Once upon a time, a small boy found an egg in a field. As he stooped over to inspect it, he saw the shell chip and movement inside. Understanding dawned on his face and he sat down, settling in to watch the sparrow hatch. Slowly and with great effort the bird made some minute progress. It seemed so weak and tired. The boy saw the struggle and had compassion. Very carefully, he eased off some of the shell so the bird could escape its trappings more easily. A short time later, the bird was free of the shell. After a time, the boy went off happy to have been helpful. He never knew the sparrow died an early death unable to fly; it never gained enough strength in its wings. The "help" the boy gave the hatchling, was its death sentence. Birds were made to fly but only after they struggle to break their shell on their own. Take away the struggle, and the bird can't soar.

We are often like the little boy. We see a hurting teenager and want to help. Our actions can emotionally cripple rather then encourage them if we try to fix their problems for them. What adult likes seeing a child suffer emotionally from a loss, a difficult relationship, or even local news? As responsible adults, we protect our children from negative influences. At the same time, we
A.) can't possibly protect them from all the hurt, pain, and dangers in life and even if we could,
B.) we would be robbing them of the process of growth and maturation.

 Many theorists say keeping a teen (or child) always happy is a form of child abuse. They never get an opportunity to calm themselves down; They never develop the skills to tolerate distress. Just like the baby sparrow did not get an opportunity to break free of the shell on its own, we often want to rescue teenagers from all the hardships of life. Consequently, they are ill prepared for life when it comes time to leave the nest. Our long-term goal is to teach teenagers to be able to regulate their own moods regardless of the circumstances. Changing the circumstances sometimes handicaps teenagers emotionally from growing.

What can you do? 
1.) Rather than rushing in with a solution to the problem, ask the teenagers in your life, how they plan on handling their issue. Whenever possible, listen to their ideas for solutions. Including them in the process develops their critical thinking, self-confidence, and problem solving. It empowers them. They learn to calm themselves down when stressed, angry, or sad.
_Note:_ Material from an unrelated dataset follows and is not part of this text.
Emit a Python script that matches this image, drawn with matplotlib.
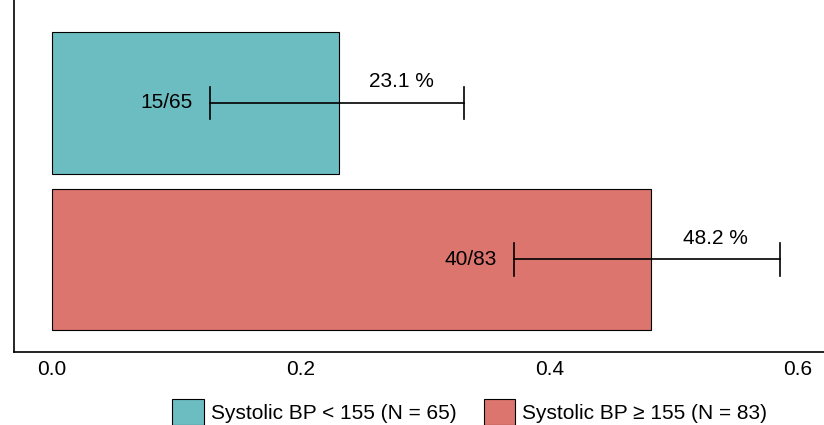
import matplotlib.pyplot as plt
from matplotlib.patches import Patch

plt.rcParams["font.family"] = ["Liberation Sans", "DejaVu Sans"]

groups = ["Systolic BP < 155 (N = 65)", "Systolic BP \u2265 155 (N = 83)"]
proportions = [15 / 65, 40 / 83]
ci_low = [0.127, 0.372]
ci_high = [0.331, 0.586]
counts = ["15/65", "40/83"]
pct_labels = ["23.1 %", "48.2 %"]
colors = ["#6CBDC1", "#DC756D"]

fig = plt.figure(figsize=(8.24, 4.25), dpi=100)
ax = fig.add_axes([0.017, 0.172, 0.983, 0.828])

ypos = [1, 0]
for y, p, lo, hi, c, cnt, pl in zip(ypos, proportions, ci_low, ci_high, colors, counts, pct_labels):
    ax.barh(y, p, height=0.905, color=c, edgecolor="black", linewidth=0.8)
    ax.plot([lo, hi], [y, y], color="black", lw=1.2)
    for x in (lo, hi):
        ax.plot([x, x], [y - 0.105, y + 0.105], color="black", lw=1.2)
    ax.text(lo - 0.014, y, cnt, ha="right", va="center", fontsize=15)
    ax.text((p + hi) / 2, y + 0.135, pl, ha="center", va="center", fontsize=15)

ax.set_xlim(-0.0306, 0.621)
ax.set_ylim(-0.591, 1.658)
ax.set_xticks([0.0, 0.2, 0.4, 0.6])
ax.set_xticklabels(["0.0", "0.2", "0.4", "0.6"], fontsize=15)
ax.tick_params(axis="x", length=0, pad=6)
ax.set_yticks([])
ax.spines["top"].set_visible(False)
ax.spines["right"].set_visible(False)
ax.spines["left"].set_linewidth(1.2)
ax.spines["bottom"].set_linewidth(1.2)

handles = [Patch(facecolor=c, edgecolor="black", linewidth=0.8) for c in colors]
fig.legend(handles, groups, loc="lower center", bbox_to_anchor=(0.57, -0.045), ncol=2,
           frameon=False, fontsize=15, handlelength=1.5, handleheight=1.6,
           handletextpad=0.35, columnspacing=1.3)

fig.savefig("out.png", dpi=100)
Long-term they will be better prepared to handle the reigns of adulthood.
2.) If they are crying or agitated, let them know you are there to hear their pain but don't rescue them from it. Be supportive without fixing it. Talk with your teenager about ways to be supportive while still holding them to an acceptable standard. Remind them of what has worked for them in the past.
3.) Coordinate with their counselor (if he/she has given permission) about strategies to help them be successful in any circumstance. For example, some teachers will allow a struggling distracted student to chew gum in class if it helps them focus better.
4.) Encourage them to advocate for themselves as much as possible with teachers, peers, coaches, and other authority figures. Only after he/she has made concerted effort and is not seeing an appropriate outcome, should you step in on their behalf.

 It is not uncommon when I am working with a struggling teenager for adults to attempt to make their teens lives easier by eliminating chores, tolerating disrespect, giving them exceptions to family rules,or otherwise lowering their standard of expectations.  Sometimes accommodations are needed. If you find yourself wanting to "fix the problem," ask the following questions first:
Am I doing this because I feel guilty (regarding an irresponsible adult, divorce, trauma)?
Am I changing the rules just so they can be happy? 
What are the long term consequences of changing the standard?

Guilt and temporary happiness are not good enough reasons to "fix" it or change the standard. It may enable the teenager to form dependency relationships that continue. It's like putting a bandaid on a wound that needs to be addressed. It may help temporarily, but you will find yourself in the type of situation again. Allow your little birds to crack open their own shell. You will be amazed at their progress. Yes, teenagers make mistakes in the process, but its all part of growing their emotional muscles so they can soar. Letting them practice while you are still there to supervise is the perfect training ground.




Disclaimer: Putting people in intentional danger or unwarranted pain is cruel and an abuse of power.